The next step was to ask Professor O’Donnell to look at our work and surmise what was missing. As is true of many museums exhibits, if the connection to an artifact or an image is not clearly understood, then you might be missing the big picture. Professor O’Donnell provided additional contextual resources that helped connect the dots for some of the pieces. He also wrote three companion essays to bring the story of immigrating to New York City in the late 1800s to life while making the content more accessible for users. These historical context essays served as scripts for original mini-documentary films embedded into the app: The American Dream, The Immigrant Experience and Nativism.

The pieces were now in place with one vital step missing; how do we actually make the app? This was new territory for us, and we explored many history apps and education apps. Nothing seemed to look like what we wanted. There were apps that looked cool, but didn’t seem to be useful for teachers in the classroom. Some apps served as collections of documents or connections to websites. We met with an app designer, Vanguard Direct (VGD) and described what we envisioned for the app.  VGD became immersed in the over 125 historical documents, teaching strategies, and document-based activities we provided.  Together, we developed a list of features for what we wanted teachers and the app to be able to do.

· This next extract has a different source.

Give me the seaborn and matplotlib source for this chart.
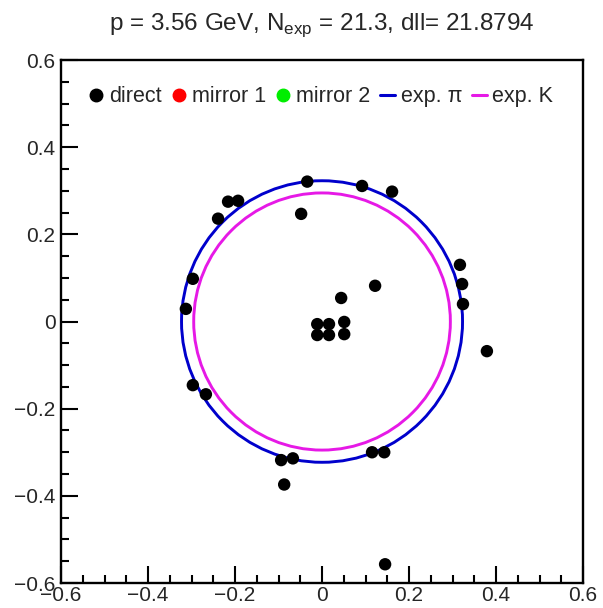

After several builds and revisions, The New Immigrants: NYC 18801924 iPad App launched in Fall 2014. We were very excited and nervous at the same time. Years of work culminated with the app’s release in the iTunes Store, and now it was out of our hands. How would people respond? Would it work? Would they like it?

We have been overwhelmed by the response and tremendous feedback.  New York City teachers as well as teachers from around the country have told us they love it. The app has been downloaded over 78,000 times and has enjoyed a 5 star rating in the iTunes Store for over a year. We were excited to learn this past spring that the app was named a Webby Honoree in the Mobile Sites & Apps: Education & Reference category.

One comment we heard from teachers over and over again was “we want more.” We are now moving forward with the early phases of our next digital project, our NYC app on Westward Expansion.

[1] Nick Bilton. “Replacing a Pile of Textbooks With an iPad. New York Times. August 23, 2010.
[2] Todd Haselton. “Apple: More Than 8 Million iPads Sold to Educational Institutions. TechnoBuffalo. March 3, 2013.